The DGCL amendments, which were signed June 27 by Delaware's governor, will help mitigate worries over holdover provisions that called for a director to hold office until a successor is "elected and qualified." Those holdover provisions had provided directors a legal footing to reject calls for their resignation when receiving a majority of "withhold" votes, as called for under the Pfizer model.

While investors advocating for majority voting welcome the amendments, the legislation falls short of their demands to change the default standard in uncontested board elections.

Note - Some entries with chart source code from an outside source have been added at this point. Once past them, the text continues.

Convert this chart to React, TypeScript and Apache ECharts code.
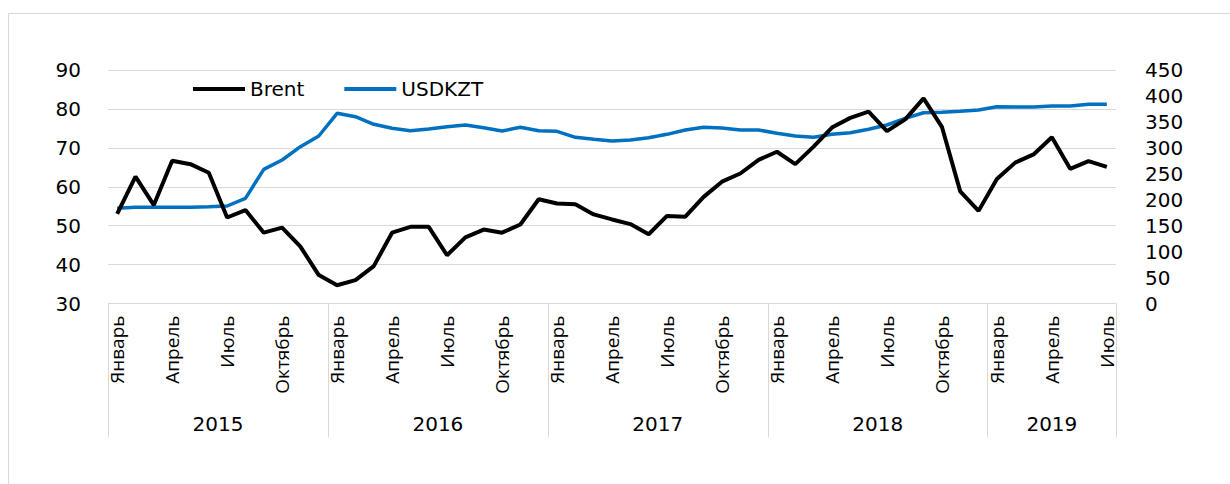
import React, { useEffect, useRef } from "react";
import * as echarts from "echarts";

const monthNames = ["Январь", "Февраль", "Март", "Апрель", "Май", "Июнь", "Июль", "Август", "Сентябрь", "Октябрь", "Ноябрь", "Декабрь"];
const years = ["2015", "2016", "2017", "2018", "2019"];
const monthsInYear = [12, 12, 12, 12, 7];

const brent = [
  53.0, 62.6, 55.3, 66.7, 65.8, 63.6, 52.1, 54.0, 48.2, 49.5, 44.6, 37.3,
  34.7, 36.0, 39.6, 48.2, 49.7, 49.7, 42.4, 47.0, 49.0, 48.2, 50.3, 56.8,
  55.7, 55.5, 52.9, 51.6, 50.4, 47.8, 52.5, 52.3, 57.4, 61.3, 63.4, 66.9,
  69.0, 65.8, 70.3, 75.2, 77.7, 79.3, 74.3, 77.3, 82.7, 75.4, 58.8, 53.8,
  62.0, 66.2, 68.3, 72.7, 64.6, 66.6, 65.1,
];
const usdkzt = [
  183.4, 185.4, 185.6, 185.6, 185.6, 186.5, 187.9, 202.7, 258.6, 276.5, 302.2, 322.8,
  366.5, 360.0, 345.3, 337.6, 333.0, 336.3, 340.7, 344.0, 338.8, 332.4, 339.5, 333.0,
  331.8, 320.3, 316.4, 313.1, 315.1, 319.5, 326.0, 334.3, 339.5, 338.2, 334.3, 334.3,
  328.0, 322.8, 320.3, 326.0, 329.2, 335.7, 344.0, 356.9, 367.7, 368.4, 370.5, 373.0,
  379.3, 378.6, 378.6, 380.6, 380.6, 383.8, 383.8,
];

// month categories
const categories: string[] = [];
years.forEach((y, yi) => {
  for (let m = 0; m < monthsInYear[yi]; m++) categories.push(monthNames[m]);
});

// half-month grid for the year row (points at month boundaries and mid-points)
const yearAxisData: string[] = [];
const yearLabelIdx: number[] = [];
const yearTickIdx: number[] = [0];
{
  let pos = 0;
  years.forEach((y, yi) => {
    const halfCount = monthsInYear[yi] * 2;
    yearLabelIdx.push(pos + Math.round(monthsInYear[yi]));
    pos += halfCount;
    yearTickIdx.push(pos);
  });
  for (let j = 0; j <= pos; j++) yearAxisData.push("");
  years.forEach((y, yi) => {
    yearAxisData[yearLabelIdx[yi]] = y;
  });
}

const FONT = "DejaVu Sans";
const GRID = "#d9d9d9";

export default function App() {
  const ref = useRef<HTMLDivElement>(null);
  useEffect(() => {
    if (!ref.current) return;
    const chart = echarts.init(ref.current, undefined, { renderer: "svg" });
    chart.setOption({
      animation: false,
      backgroundColor: "#ffffff",
      graphic: [
        {
          type: "rect",
          shape: { x: 8.5, y: 13.5, width: 1400, height: 700 },
          style: { fill: "none", stroke: GRID, lineWidth: 1 },
          silent: true,
        },
      ],
      legend: {
        left: 188,
        top: 74,
        icon: "rect",
        itemWidth: 52,
        itemHeight: 4,
        itemGap: 40,
        textStyle: { fontFamily: FONT, fontSize: 20, color: "#000" },
        data: ["Brent", "USDKZT"],
      },
      grid: { left: 108, right: 114, top: 70, bottom: 180.5, containLabel: false },
      xAxis: [
        {
          type: "category",
          data: categories,
          boundaryGap: true,
          axisLine: { show: true, lineStyle: { color: GRID, width: 1 } },
          axisTick: { show: false },
          axisLabel: {
            interval: (i: number) => i % 3 === 0,
            rotate: 90,
            margin: 12,
            fontFamily: "Open Sans",
            fontSize: 19,
            color: "#000",
          },
          splitLine: { show: false },
        },
        {
          type: "category",
          data: yearAxisData,
          boundaryGap: false,
          position: "bottom",
          axisLine: { show: false },
          axisTick: {
            show: true,
            interval: (i: number) => yearTickIdx.indexOf(i) >= 0,
            length: 134,
            lineStyle: { color: GRID, width: 1 },
          },
          axisLabel: {
            interval: (i: number) => yearLabelIdx.indexOf(i) >= 0,
            margin: 110,
            fontFamily: FONT,
            fontSize: 20,
            color: "#000",
          },
          splitLine: { show: false },
        },
      ],
      yAxis: [
        {
          type: "value",
          min: 30,
          max: 90,
          interval: 10,
          position: "left",
          axisLine: { show: false },
          axisTick: { show: false },
          axisLabel: { margin: 27, fontFamily: FONT, fontSize: 20, color: "#000" },
          splitLine: { show: true, lineStyle: { color: GRID, width: 1 } },
        },
        {
          type: "value",
          min: 0,
          max: 450,
          interval: 50,
          position: "right",
          axisLine: { show: false },
          axisTick: { show: false },
          axisLabel: { margin: 29, fontFamily: FONT, fontSize: 20, color: "#000" },
          splitLine: { show: false },
        },
      ],
      series: [
        {
          name: "Brent",
          type: "line",
          xAxisIndex: 0,
          yAxisIndex: 0,
          data: brent,
          symbol: "none",
          lineStyle: { color: "#000000", width: 4 },
          itemStyle: { color: "#000000" },
          z: 3,
        },
        {
          name: "USDKZT",
          type: "line",
          xAxisIndex: 0,
          yAxisIndex: 1,
          data: usdkzt,
          symbol: "none",
          lineStyle: { color: "#0070c0", width: 3.5 },
          itemStyle: { color: "#0070c0" },
          z: 2,
        },
      ],
    });
    return () => chart.dispose();
  }, []);
  return (
    <div
      ref={ref}
      style={{ position: "fixed", left: 0, top: 0, width: 1230, height: 484 }}
    />
  );
}
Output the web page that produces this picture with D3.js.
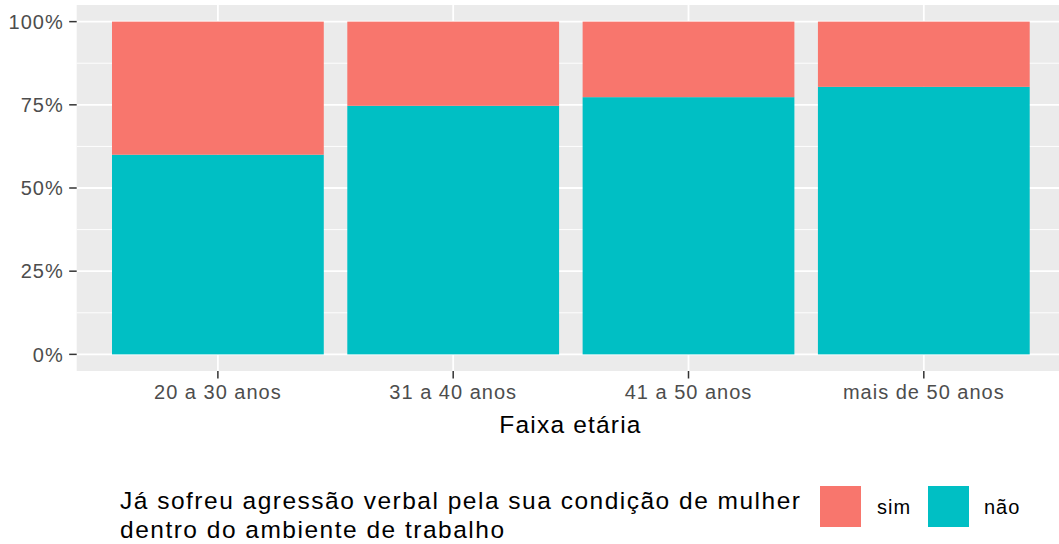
<!DOCTYPE html>
<html>
<head>
<meta charset="utf-8">
<script src="https://cdn.jsdelivr.net/npm/d3@7"></script>
<style>
  html, body { margin: 0; padding: 0; background: #ffffff; }
  svg { display: block; font-family: "Liberation Sans", Arial, Helvetica, sans-serif; }
</style>
</head>
<body>
<svg id="chart" width="1059" height="544"></svg>
<script>
// ---- data ----
const categories = ["20 a 30 anos", "31 a 40 anos", "41 a 50 anos", "mais de 50 anos"];
const naoShare = [0.600, 0.747, 0.773, 0.804];
const simShare = [0.400, 0.253, 0.227, 0.196];
const seriesNames = ["sim", "não"];
const seriesColors = ["#F8766D", "#00BFC4"];
const yTicks = [0, 0.25, 0.5, 0.75, 1];
const yTickLabels = ["0%", "25%", "50%", "75%", "100%"];
const yMinor = [0.125, 0.375, 0.625, 0.875];
const xTitle = "Faixa etária";
const legendTitleLines = ["Já sofreu agressão verbal pela sua condição de mulher", "dentro do ambiente de trabalho"];

// ---- layout ----
const svg = d3.select("#chart");
const panel = { left: 76.7, top: 5, right: 1065, bottom: 371 };

const x = d3.scaleBand()
  .domain(categories)
  .range([panel.left, panel.right])
  .paddingInner(0.1)
  .paddingOuter(0.15);
const y = d3.scaleLinear()
  .domain([-0.05, 1.05])
  .range([panel.bottom, panel.top]);

// panel background
svg.append("rect")
  .attr("x", panel.left).attr("y", panel.top)
  .attr("width", panel.right - panel.left).attr("height", panel.bottom - panel.top)
  .attr("fill", "#EBEBEB");

// minor grid
svg.append("g").selectAll("line").data(yMinor).join("line")
  .attr("x1", panel.left).attr("x2", panel.right)
  .attr("y1", d => y(d)).attr("y2", d => y(d))
  .attr("stroke", "#ffffff").attr("stroke-width", 0.9);
// major grid
svg.append("g").selectAll("line").data(yTicks).join("line")
  .attr("x1", panel.left).attr("x2", panel.right)
  .attr("y1", d => y(d)).attr("y2", d => y(d))
  .attr("stroke", "#ffffff").attr("stroke-width", 1.8);
svg.append("g").selectAll("line").data(categories).join("line")
  .attr("y1", panel.top).attr("y2", panel.bottom)
  .attr("x1", d => x(d) + x.bandwidth() / 2).attr("x2", d => x(d) + x.bandwidth() / 2)
  .attr("stroke", "#ffffff").attr("stroke-width", 1.8);

// stacked bars
const rows = categories.map((c, i) => ({ cat: c, "não": naoShare[i], "sim": simShare[i] }));
const stack = d3.stack().keys(["não", "sim"]);
const stacked = stack(rows);
const colorOf = d3.scaleOrdinal().domain(seriesNames).range(seriesColors);

svg.append("g").selectAll("g").data(stacked).join("g")
  .attr("fill", d => colorOf(d.key))
  .selectAll("rect").data(d => d).join("rect")
  .attr("x", d => x(d.data.cat))
  .attr("width", x.bandwidth())
  .attr("y", d => y(d[1]))
  .attr("height", d => y(d[0]) - y(d[1]));

// y axis
const yAxis = svg.append("g");
yAxis.selectAll("line").data(yTicks).join("line")
  .attr("x1", panel.left - 7.5).attr("x2", panel.left)
  .attr("y1", d => y(d)).attr("y2", d => y(d))
  .attr("stroke", "#333333").attr("stroke-width", 1.5);
yAxis.selectAll("text").data(yTicks).join("text")
  .attr("x", panel.left - 13)
  .attr("y", d => y(d))
  .attr("dy", "0.36em")
  .attr("text-anchor", "end")
  .attr("fill", "#4D4D4D")
  .style("font-size", "20px")
  .style("letter-spacing", "1px")
  .text((d, i) => yTickLabels[i]);

// x axis
const xAxis = svg.append("g");
xAxis.selectAll("line").data(categories).join("line")
  .attr("x1", d => x(d) + x.bandwidth() / 2).attr("x2", d => x(d) + x.bandwidth() / 2)
  .attr("y1", panel.bottom).attr("y2", panel.bottom + 7.5)
  .attr("stroke", "#333333").attr("stroke-width", 1.5);
xAxis.selectAll("text").data(categories).join("text")
  .attr("x", d => x(d) + x.bandwidth() / 2)
  .attr("y", 399.3)
  .attr("text-anchor", "middle")
  .attr("fill", "#4D4D4D")
  .style("font-size", "20px")
  .style("letter-spacing", "1px")
  .text(d => d);

// x title
svg.append("text")
  .attr("x", 570.5)
  .attr("y", 433.3)
  .attr("text-anchor", "middle")
  .attr("fill", "#000000")
  .style("font-size", "24.5px")
  .style("letter-spacing", "1.2px")
  .text(xTitle);

// legend
const legend = svg.append("g");
legend.selectAll("text.title").data(legendTitleLines).join("text")
  .attr("class", "title")
  .attr("x", 120)
  .attr("y", (d, i) => 509 + i * 29)
  .attr("fill", "#000000")
  .style("font-size", "24.5px")
  .style("letter-spacing", "1.5px")
  .text(d => d);

const keyX = [820, 928];
const labX = [877, 984];
const keys = legend.selectAll("g.key").data(seriesNames).join("g").attr("class", "key");
keys.append("rect")
  .attr("x", (d, i) => keyX[i]).attr("y", 486)
  .attr("width", 41).attr("height", 41)
  .attr("fill", d => colorOf(d));
keys.append("text")
  .attr("x", (d, i) => labX[i]).attr("y", 507)
  .attr("dy", "0.36em")
  .attr("fill", "#000000")
  .style("font-size", "20px")
  .style("letter-spacing", "1px")
  .text(d => d);
</script>
</body>
</html>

Moreover, some governance analysts question the overall efficacy of the amendments to give shareholders a greater say in the boardroom.

"It is not clear that the legislation will really impact a major change in corporate governance; let's see what the companies actually do with it," said Rolin P. Bissell, a partner in the corporate litigation and counseling section of Wilmington-based law firm Young Conaway Stargatt & Taylor, which helped shepherd the amendments through the Delaware legislature. "It seems to us that efforts to re-invigorate proxy fights by reducing their cost and that sort of thing will probably provide a more meaningful increase in stockholder power than majority voting."

With Delaware behind them, proponents of majority voting are now focusing on legislative efforts in Sacramento to create a default majority vote standard. A bill to do just that for all companies incorporated in California is now moving ahead in that state's legislature.

"We are hopeful that we can get it passed still in this legislative session and signed into law," Brad Pacheco, spokesman for the California Public Employees' Retirement System, told Governance Weekly. The pension fund, the nation's largest, is backing the legislation, which was introduced in January by Senator Richard Alarcon, a senior Democrat.

Strong Showing in 2006
So far this year, majority vote proposals filed by shareholders have won more than 50 percent support at 32 companies (or 38 percent) out of 84 firms where the issue has appeared on the ballot and results are available. In 2005, 14 shareholder proposals (or 23 percent) at about 60 firms received majority backing. This year, the average level of support stands at 46.9 percent, up from 43 percent a year ago, according to ISS data.

The lowest support this season occurred at General Electric (19.4 percent), which adopted a bylaw with a strong director resignation policy. Proposals also did not receive wide support at Wal-Mart (22.3 percent) and PepsiAmericas (27 percent), where there are large insider voting blocks.

Majority vote proposals by the United Brotherhood of Carpenters and other building trade unions have been withdrawn at more than 30 companies this year, primarily because these firms voluntarily adopted a majority standard in their bylaws along with a resignation policy for incumbent directors who fail to get more than 50 percent support.

Last month, Chubb announced that it would begin the process of amending its certificate of incorporation to include a majority voting clause after a shareholder proposal received 52 percent support in April. At Granite Construction and Target, shareholders withdrew proposals after board promises to introduce management resolutions in 2007. The boards of eight other firms, including Principal and fellow financial services group Hartford, have resolved to establish majority voting by amending company bylaws in 2007.

ABA Model Act Revision Endorses Resignations
Last month, the American Bar Association officially amended the Model Business Corporation Act, which is the basis for the corporate laws in most U.S. states, to include a provision for ousting a director in 90 days or fewer if he or she receives more than a 50 percent withhold vote. That provision is similar to the resignation policies in place at Pfizer and other firms, but it standardizes the 90-day window for replacing directors.

"I think they went a lot further than a lot of people thought they'd go," University of Delaware law professor Charles Elson said in June.

The moves by the ABA and Delaware lawmakers won't stop activists from pushing for deeper board election reforms, governance analysts say, leading many to predict growing investor support for such proposals later this year and next.

"Companies should expect continued significant pressure from institutional investors and shareholder activists on this issue in the next proxy season," Martin Lipton, a senior partner at Wachtell, Lipton, Rosen & Katz, told Governance Weekly, echoing sentiments he raised in a memo to clients.